Desenvolver qualidades cristãs pode ser um processo doloroso. Precisamos estar prontos para aceitar orientação e correção do Senhor e de Seus servos ungidos. Esta conferência mundial, com sua música e seus discursos, oferece força espiritual, orientação e bênçãos “do alto” (D&C 43:16). É um momento no qual a voz da inspiração e da revelação pessoal trará paz para nossa alma e nos ensinará a nos tornarmos mais semelhantes a Cristo. Essa voz será doce como a de um amigo querido e preencherá nossa alma quando nosso coração estiver suficientemente contrito.

Ao nos tornarmos mais semelhantes ao Salvador, teremos mais capacidade de “[transbordar] em esperança pela virtude do Espírito Santo” (Romanos 15:13). “[Deixaremos] as coisas deste mundo e [buscaremos] as coisas de um melhor” (D&C 25:10).
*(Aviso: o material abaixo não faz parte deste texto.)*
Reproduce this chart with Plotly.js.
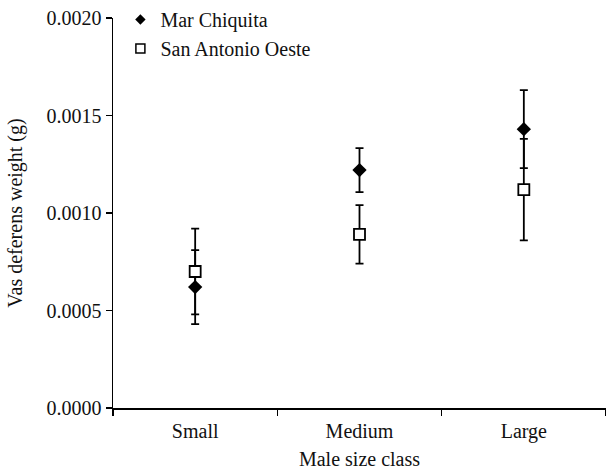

Isso me faz lembrar a analogia aerodinâmica que mencionei no começo. Falei sobre concentrar-se no básico. As qualidades cristãs são a base. Elas são os princípios fundamentais que criarão “o vento debaixo das asas”. À medida que desenvolvermos qualidades cristãs em nossa própria vida, passo a passo, elas “[nos sustentarão] como sobre asas de águias” (D&C 124:18). Nossa fé em Jesus Cristo nos dará poder e um grande impulso, nossa esperança inabalável e ativa será uma poderosa força de ascensão. Tanto a fé como a esperança nos levarão sobre oceanos de tentações e montanhas de aflições, e nos trarão em segurança de volta a nosso lar e destino eternos.

Disso testifico, em nome de Jesus Cristo. Amém.